» DATA BLOCK
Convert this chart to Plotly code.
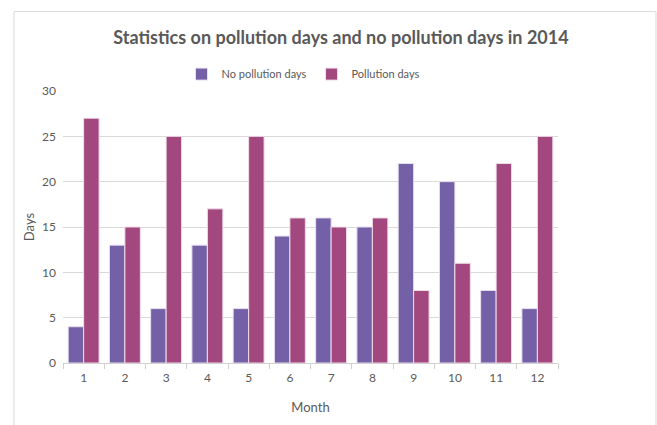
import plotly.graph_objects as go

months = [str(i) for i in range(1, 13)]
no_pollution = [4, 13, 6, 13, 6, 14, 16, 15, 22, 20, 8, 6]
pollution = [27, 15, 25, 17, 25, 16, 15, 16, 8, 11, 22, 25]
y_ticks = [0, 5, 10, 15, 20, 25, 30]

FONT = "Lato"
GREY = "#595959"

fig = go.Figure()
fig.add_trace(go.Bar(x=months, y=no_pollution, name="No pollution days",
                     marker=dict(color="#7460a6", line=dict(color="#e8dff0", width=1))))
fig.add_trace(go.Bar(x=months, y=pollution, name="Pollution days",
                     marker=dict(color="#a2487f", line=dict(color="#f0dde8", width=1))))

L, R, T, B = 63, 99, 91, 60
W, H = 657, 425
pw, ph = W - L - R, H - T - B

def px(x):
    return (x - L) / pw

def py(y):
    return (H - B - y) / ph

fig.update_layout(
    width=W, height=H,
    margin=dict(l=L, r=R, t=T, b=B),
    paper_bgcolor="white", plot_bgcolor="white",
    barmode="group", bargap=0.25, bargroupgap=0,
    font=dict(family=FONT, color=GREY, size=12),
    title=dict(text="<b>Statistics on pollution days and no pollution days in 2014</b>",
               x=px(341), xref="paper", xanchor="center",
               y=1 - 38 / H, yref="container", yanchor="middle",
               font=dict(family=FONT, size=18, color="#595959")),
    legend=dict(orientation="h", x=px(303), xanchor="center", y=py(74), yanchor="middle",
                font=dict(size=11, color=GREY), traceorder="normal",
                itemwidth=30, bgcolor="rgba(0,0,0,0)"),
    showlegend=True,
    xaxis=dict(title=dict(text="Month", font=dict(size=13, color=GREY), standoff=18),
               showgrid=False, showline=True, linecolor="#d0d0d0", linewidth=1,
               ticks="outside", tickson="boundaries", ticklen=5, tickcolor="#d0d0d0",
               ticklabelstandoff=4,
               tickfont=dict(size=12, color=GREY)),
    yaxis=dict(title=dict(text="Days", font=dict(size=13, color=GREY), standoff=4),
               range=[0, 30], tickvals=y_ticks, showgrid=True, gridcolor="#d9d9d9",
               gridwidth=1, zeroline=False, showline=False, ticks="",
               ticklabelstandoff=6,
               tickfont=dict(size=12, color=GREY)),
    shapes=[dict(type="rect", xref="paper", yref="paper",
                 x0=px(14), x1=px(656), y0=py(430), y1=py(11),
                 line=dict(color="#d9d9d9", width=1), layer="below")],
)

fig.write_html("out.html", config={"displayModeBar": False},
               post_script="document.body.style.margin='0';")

» EXERCISE REQUIREMENTS
Transcribe exactly, with no pictures, the lines running from the first line of the material through the line holding "return (H - B - y) / ph".

» WRITTEN RESPONSE
Convert this chart to Plotly code.
import plotly.graph_objects as go

months = [str(i) for i in range(1, 13)]
no_pollution = [4, 13, 6, 13, 6, 14, 16, 15, 22, 20, 8, 6]
pollution = [27, 15, 25, 17, 25, 16, 15, 16, 8, 11, 22, 25]
y_ticks = [0, 5, 10, 15, 20, 25, 30]

FONT = "Lato"
GREY = "#595959"

fig = go.Figure()
fig.add_trace(go.Bar(x=months, y=no_pollution, name="No pollution days",
                     marker=dict(color="#7460a6", line=dict(color="#e8dff0", width=1))))
fig.add_trace(go.Bar(x=months, y=pollution, name="Pollution days",
                     marker=dict(color="#a2487f", line=dict(color="#f0dde8", width=1))))

L, R, T, B = 63, 99, 91, 60
W, H = 657, 425
pw, ph = W - L - R, H - T - B

def px(x):
    return (x - L) / pw

def py(y):
    return (H - B - y) / ph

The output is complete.